## begin Exercise materials

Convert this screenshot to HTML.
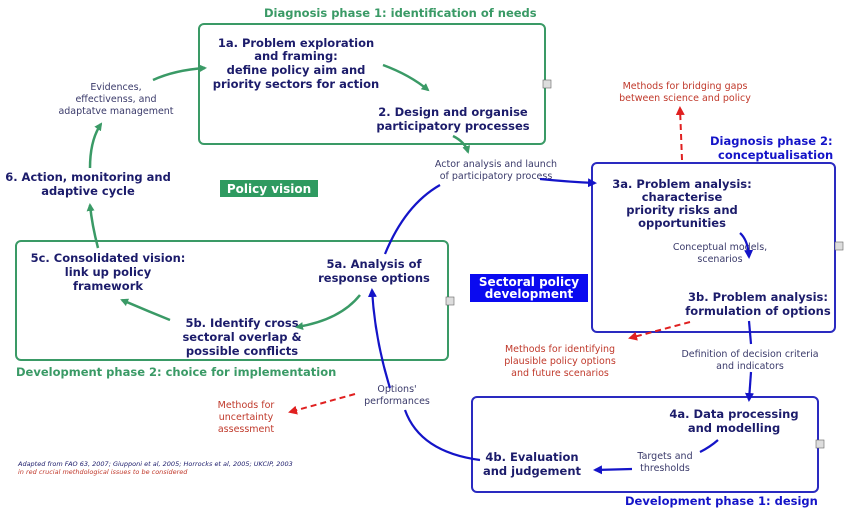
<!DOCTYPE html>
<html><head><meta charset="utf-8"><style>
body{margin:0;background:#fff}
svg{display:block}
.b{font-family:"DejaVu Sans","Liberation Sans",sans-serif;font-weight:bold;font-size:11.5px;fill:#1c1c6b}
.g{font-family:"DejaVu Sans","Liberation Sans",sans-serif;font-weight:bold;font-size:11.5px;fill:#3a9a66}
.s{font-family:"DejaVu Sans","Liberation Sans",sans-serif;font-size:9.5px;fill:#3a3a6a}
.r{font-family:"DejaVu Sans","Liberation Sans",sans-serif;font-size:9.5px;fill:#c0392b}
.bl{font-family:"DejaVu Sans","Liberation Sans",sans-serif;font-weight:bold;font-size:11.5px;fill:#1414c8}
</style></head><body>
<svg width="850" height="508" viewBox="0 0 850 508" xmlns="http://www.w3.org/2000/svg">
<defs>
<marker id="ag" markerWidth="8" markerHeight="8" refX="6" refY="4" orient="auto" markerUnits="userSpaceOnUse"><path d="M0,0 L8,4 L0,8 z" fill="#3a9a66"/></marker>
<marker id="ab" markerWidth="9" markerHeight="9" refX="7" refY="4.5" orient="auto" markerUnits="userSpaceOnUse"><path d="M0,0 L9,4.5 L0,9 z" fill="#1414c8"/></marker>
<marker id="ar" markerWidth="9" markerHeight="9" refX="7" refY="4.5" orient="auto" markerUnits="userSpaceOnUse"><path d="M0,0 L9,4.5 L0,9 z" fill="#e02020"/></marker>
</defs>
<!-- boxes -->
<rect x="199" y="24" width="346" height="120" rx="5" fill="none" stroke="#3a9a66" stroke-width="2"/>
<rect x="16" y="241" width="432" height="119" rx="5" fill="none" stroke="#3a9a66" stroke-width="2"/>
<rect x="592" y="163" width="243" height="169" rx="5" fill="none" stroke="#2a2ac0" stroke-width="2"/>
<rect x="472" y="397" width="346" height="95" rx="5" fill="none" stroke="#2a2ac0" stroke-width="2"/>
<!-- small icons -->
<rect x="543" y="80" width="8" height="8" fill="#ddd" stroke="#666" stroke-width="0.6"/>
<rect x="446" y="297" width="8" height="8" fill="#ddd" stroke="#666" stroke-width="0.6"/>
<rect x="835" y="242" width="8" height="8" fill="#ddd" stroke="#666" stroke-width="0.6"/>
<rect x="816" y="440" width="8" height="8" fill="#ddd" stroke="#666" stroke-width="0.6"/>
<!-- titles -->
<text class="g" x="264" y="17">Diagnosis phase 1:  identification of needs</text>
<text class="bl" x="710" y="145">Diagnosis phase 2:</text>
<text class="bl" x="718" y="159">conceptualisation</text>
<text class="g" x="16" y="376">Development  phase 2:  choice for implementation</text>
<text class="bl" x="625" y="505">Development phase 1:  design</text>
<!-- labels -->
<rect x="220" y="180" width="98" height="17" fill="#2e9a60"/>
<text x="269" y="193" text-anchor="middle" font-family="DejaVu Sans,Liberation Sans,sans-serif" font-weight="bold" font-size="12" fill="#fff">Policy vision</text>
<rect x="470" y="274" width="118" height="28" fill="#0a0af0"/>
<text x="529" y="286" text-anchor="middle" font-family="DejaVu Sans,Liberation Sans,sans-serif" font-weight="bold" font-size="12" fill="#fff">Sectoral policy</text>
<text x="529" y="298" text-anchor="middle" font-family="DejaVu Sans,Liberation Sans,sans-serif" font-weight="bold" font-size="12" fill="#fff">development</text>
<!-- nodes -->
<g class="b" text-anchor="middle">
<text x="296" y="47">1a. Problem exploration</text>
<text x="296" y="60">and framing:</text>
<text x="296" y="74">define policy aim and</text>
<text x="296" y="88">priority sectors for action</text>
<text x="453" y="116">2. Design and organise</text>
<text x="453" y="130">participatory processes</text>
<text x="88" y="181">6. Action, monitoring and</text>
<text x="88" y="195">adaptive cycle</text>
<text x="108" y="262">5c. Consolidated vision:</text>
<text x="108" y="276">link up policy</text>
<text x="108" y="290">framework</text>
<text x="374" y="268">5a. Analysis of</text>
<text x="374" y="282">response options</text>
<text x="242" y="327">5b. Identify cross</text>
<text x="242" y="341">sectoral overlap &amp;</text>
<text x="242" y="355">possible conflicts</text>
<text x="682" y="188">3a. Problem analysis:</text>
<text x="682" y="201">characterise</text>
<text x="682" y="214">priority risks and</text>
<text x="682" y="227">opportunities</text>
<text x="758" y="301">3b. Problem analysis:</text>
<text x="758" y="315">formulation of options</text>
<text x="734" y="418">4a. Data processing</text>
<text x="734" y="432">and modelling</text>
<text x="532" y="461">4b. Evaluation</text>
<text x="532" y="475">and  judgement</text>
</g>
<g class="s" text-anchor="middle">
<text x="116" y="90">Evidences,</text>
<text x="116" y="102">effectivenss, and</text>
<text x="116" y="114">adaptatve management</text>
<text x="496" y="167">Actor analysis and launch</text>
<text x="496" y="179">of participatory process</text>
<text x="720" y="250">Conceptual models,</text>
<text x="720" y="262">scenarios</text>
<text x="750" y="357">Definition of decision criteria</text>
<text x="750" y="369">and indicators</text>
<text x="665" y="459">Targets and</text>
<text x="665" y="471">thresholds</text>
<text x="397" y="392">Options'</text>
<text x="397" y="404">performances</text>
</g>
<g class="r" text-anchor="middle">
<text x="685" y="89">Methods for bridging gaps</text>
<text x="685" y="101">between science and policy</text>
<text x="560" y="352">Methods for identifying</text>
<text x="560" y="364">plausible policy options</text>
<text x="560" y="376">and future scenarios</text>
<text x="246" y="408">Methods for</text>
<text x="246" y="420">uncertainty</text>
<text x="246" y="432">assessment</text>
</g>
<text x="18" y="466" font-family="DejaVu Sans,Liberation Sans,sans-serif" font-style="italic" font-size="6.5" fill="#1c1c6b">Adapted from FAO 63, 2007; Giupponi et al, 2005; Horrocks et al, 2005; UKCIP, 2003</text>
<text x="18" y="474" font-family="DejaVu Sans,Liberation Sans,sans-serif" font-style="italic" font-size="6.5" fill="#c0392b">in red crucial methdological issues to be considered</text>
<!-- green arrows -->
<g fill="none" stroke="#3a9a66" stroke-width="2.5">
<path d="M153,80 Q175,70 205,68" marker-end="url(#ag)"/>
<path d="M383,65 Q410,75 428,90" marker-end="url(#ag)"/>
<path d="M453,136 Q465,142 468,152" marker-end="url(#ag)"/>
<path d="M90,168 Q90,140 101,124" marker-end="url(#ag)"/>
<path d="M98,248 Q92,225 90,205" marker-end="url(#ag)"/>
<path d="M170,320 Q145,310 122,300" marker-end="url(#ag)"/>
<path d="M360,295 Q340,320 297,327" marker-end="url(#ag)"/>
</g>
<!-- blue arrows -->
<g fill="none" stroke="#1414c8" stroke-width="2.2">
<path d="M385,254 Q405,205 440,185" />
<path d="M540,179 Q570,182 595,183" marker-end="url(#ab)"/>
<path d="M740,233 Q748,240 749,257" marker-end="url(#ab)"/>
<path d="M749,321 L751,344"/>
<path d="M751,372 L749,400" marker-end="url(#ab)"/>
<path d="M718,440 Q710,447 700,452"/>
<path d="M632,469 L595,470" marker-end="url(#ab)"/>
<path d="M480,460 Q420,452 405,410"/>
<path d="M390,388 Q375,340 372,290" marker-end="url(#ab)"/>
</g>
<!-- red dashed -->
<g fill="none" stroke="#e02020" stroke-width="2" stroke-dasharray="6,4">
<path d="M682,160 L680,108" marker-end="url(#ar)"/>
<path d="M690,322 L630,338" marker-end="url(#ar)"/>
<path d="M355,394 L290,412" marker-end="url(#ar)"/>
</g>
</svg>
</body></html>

## end Exercise materials
## begin Exercise materials

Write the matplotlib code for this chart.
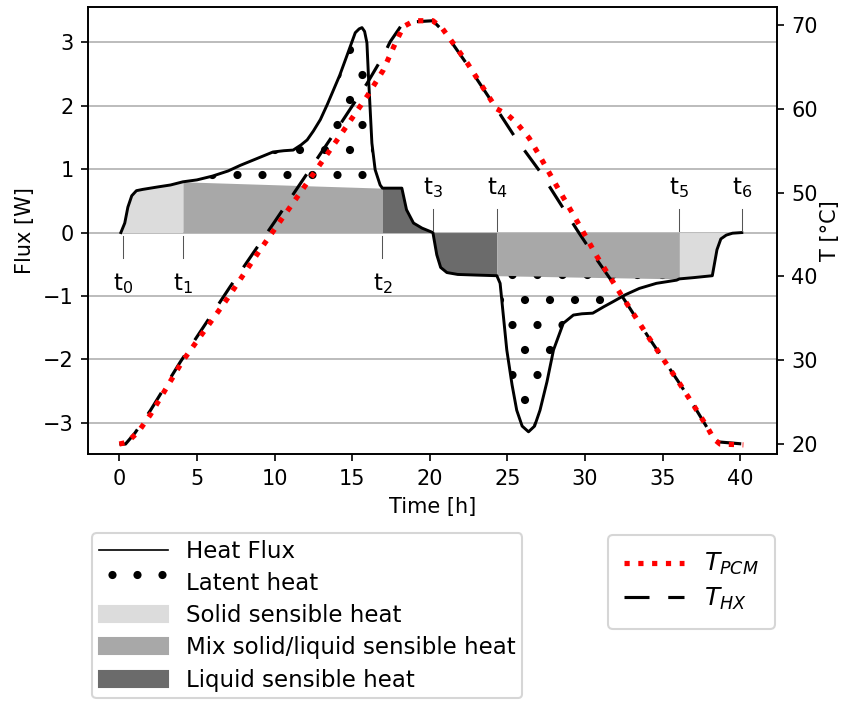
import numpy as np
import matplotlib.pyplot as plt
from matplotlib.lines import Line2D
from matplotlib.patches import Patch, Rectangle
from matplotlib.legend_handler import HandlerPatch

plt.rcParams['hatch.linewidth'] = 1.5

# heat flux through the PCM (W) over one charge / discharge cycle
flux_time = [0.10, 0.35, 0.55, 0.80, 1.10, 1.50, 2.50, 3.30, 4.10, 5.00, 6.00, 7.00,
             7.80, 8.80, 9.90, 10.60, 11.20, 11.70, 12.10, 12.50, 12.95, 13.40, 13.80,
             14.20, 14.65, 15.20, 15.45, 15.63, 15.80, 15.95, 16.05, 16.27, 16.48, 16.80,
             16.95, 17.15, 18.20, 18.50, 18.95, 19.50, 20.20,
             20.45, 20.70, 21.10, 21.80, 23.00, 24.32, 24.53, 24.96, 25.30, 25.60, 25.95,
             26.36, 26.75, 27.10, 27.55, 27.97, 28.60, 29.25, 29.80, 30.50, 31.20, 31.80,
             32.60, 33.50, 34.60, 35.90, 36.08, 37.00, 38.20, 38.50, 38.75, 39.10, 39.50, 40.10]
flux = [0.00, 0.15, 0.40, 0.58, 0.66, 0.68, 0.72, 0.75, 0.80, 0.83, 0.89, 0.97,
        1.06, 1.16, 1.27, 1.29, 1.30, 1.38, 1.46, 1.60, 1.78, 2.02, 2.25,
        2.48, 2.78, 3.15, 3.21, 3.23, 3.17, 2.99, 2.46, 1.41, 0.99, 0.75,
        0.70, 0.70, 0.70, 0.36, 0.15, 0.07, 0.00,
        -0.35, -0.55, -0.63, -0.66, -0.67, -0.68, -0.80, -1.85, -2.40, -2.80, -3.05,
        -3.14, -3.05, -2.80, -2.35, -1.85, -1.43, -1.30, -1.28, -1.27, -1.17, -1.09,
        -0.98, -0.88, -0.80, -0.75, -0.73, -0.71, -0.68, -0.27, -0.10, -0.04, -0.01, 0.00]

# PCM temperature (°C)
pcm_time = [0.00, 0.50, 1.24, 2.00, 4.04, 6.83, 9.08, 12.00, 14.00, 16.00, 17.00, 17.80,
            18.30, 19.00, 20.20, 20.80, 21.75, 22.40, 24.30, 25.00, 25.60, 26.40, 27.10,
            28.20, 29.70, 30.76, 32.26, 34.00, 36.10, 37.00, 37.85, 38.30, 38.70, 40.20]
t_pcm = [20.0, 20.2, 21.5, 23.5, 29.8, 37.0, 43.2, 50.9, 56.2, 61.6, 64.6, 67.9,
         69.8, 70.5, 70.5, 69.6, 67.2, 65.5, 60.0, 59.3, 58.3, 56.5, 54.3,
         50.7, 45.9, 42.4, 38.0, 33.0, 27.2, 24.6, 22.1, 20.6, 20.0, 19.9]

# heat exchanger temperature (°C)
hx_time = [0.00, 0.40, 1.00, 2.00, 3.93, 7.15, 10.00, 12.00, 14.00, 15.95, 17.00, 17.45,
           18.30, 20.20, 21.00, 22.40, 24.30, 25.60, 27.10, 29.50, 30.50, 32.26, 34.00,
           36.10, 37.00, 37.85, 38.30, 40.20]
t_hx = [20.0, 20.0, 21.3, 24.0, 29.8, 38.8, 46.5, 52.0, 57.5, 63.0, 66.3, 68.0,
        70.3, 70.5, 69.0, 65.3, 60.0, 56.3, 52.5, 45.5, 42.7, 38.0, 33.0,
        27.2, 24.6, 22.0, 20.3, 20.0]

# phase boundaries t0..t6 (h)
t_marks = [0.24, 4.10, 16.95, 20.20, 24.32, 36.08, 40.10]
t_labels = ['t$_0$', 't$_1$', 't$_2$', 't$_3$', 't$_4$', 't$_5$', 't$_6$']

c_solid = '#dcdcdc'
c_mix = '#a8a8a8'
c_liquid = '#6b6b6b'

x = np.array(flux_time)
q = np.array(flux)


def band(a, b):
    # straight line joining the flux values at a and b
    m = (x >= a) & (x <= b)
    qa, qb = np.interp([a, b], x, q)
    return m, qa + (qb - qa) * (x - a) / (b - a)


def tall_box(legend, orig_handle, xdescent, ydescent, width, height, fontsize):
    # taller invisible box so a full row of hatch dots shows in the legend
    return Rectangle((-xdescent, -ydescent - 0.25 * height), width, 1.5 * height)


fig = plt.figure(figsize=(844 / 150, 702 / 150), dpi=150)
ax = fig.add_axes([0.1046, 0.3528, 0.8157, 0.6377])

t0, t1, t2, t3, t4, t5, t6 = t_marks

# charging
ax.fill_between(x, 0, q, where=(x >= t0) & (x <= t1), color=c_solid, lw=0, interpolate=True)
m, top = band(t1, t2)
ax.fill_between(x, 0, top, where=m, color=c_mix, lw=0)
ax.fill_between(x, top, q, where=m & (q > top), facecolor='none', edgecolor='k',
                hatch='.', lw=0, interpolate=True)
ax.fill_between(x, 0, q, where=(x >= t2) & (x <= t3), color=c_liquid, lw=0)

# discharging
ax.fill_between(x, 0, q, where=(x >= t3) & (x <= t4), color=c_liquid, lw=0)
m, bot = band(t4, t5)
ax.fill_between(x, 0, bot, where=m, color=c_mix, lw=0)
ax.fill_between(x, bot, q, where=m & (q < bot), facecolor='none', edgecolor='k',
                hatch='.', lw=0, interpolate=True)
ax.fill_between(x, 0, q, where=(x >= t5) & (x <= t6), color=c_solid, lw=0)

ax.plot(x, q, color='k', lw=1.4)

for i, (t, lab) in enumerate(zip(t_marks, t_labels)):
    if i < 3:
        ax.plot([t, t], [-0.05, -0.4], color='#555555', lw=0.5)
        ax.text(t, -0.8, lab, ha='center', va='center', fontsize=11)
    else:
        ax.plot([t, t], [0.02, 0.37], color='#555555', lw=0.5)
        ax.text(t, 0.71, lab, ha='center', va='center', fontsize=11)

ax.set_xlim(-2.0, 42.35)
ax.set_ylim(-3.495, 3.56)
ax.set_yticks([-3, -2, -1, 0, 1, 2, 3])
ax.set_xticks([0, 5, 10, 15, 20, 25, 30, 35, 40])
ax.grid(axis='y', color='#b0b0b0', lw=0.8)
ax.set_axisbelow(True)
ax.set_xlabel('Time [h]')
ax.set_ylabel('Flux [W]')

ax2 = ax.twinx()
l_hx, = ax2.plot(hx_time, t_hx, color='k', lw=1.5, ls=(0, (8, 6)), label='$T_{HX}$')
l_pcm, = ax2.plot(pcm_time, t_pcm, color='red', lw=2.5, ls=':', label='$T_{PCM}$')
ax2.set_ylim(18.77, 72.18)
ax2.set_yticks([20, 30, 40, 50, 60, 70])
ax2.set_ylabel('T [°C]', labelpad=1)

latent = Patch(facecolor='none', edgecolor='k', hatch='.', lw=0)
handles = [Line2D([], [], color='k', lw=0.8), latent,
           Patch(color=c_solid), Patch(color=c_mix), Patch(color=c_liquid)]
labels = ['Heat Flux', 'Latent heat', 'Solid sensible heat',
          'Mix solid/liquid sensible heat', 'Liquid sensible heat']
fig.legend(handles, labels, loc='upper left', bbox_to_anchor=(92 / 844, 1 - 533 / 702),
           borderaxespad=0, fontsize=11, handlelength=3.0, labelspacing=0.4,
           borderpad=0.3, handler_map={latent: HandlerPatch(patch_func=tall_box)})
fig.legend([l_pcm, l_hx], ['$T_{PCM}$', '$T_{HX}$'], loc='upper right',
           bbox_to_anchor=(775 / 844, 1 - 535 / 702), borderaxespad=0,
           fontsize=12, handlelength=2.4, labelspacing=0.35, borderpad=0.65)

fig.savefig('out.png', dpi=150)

## end Exercise materials
## begin Exercise materials

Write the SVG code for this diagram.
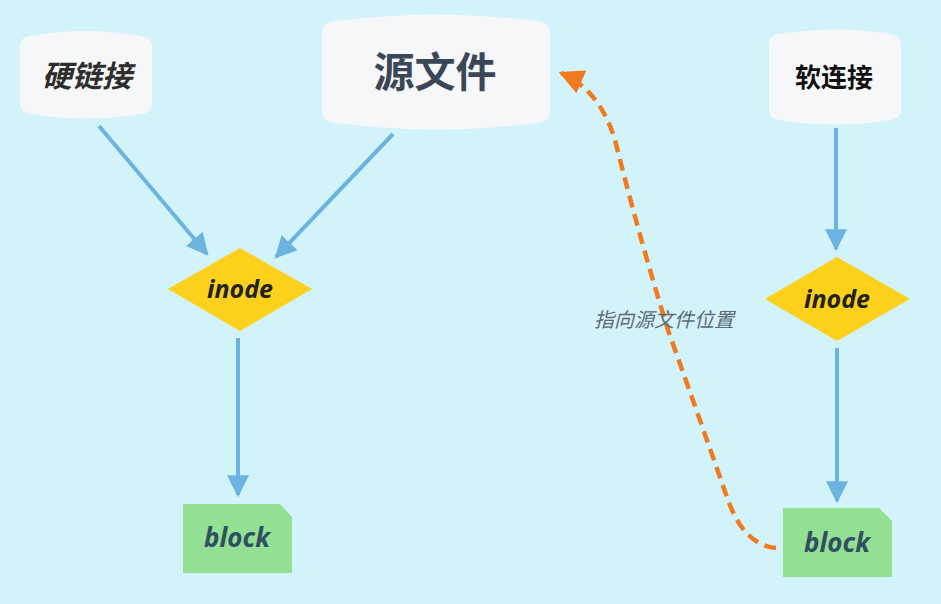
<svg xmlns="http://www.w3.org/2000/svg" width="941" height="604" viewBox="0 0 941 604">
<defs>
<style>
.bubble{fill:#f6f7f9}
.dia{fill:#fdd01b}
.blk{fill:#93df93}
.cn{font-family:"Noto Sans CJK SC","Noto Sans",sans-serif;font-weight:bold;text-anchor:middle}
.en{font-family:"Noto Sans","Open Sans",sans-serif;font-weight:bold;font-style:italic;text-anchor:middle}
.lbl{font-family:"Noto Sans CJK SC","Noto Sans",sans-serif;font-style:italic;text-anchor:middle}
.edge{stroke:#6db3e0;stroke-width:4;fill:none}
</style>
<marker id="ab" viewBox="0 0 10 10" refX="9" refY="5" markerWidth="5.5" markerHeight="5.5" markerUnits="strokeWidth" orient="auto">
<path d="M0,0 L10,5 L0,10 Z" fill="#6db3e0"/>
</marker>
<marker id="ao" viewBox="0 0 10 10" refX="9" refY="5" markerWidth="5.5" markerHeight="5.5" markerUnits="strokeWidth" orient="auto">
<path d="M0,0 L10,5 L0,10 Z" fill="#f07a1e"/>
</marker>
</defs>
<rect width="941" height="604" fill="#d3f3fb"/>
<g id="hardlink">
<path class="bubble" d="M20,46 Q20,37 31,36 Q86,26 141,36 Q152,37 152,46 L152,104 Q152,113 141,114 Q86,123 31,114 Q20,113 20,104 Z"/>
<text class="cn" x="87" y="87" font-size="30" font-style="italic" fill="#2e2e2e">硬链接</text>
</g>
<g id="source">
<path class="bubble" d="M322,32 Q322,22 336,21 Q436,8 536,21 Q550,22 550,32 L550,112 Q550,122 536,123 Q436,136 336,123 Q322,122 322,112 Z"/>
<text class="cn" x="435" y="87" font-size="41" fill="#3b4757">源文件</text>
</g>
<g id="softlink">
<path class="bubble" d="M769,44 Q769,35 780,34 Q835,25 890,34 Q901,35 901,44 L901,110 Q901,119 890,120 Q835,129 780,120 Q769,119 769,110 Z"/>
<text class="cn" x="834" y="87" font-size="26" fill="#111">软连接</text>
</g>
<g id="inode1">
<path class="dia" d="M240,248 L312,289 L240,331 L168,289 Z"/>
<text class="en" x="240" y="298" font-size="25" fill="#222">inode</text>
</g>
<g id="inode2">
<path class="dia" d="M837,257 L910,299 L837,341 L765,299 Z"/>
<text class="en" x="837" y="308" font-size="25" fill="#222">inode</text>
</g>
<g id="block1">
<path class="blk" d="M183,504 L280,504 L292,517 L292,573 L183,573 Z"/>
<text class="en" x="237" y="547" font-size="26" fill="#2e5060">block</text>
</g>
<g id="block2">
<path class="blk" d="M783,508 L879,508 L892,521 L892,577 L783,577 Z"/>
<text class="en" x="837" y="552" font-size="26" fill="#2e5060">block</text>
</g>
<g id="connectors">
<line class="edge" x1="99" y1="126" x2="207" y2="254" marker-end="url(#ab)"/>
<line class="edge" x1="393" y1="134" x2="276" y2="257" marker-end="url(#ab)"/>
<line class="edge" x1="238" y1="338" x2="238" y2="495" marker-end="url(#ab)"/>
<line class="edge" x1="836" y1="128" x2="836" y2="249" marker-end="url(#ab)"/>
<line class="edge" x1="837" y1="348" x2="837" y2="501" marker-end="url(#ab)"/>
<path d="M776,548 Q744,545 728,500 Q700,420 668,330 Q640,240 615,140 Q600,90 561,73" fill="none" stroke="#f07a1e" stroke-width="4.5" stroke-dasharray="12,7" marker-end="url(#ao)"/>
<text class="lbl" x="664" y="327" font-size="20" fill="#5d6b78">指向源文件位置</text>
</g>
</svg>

## end Exercise materials

=== Aim ===
Leave the pictures out and copy exactly the lines from the one with "Write the matplotlib code for this chart." to the one with "plt.rcParams['hatch.linewidth'] = 1.5", both included.

=== Solution to this exercise ===
Write the matplotlib code for this chart.
import numpy as np
import matplotlib.pyplot as plt
from matplotlib.lines import Line2D
from matplotlib.patches import Patch, Rectangle
from matplotlib.legend_handler import HandlerPatch

plt.rcParams['hatch.linewidth'] = 1.5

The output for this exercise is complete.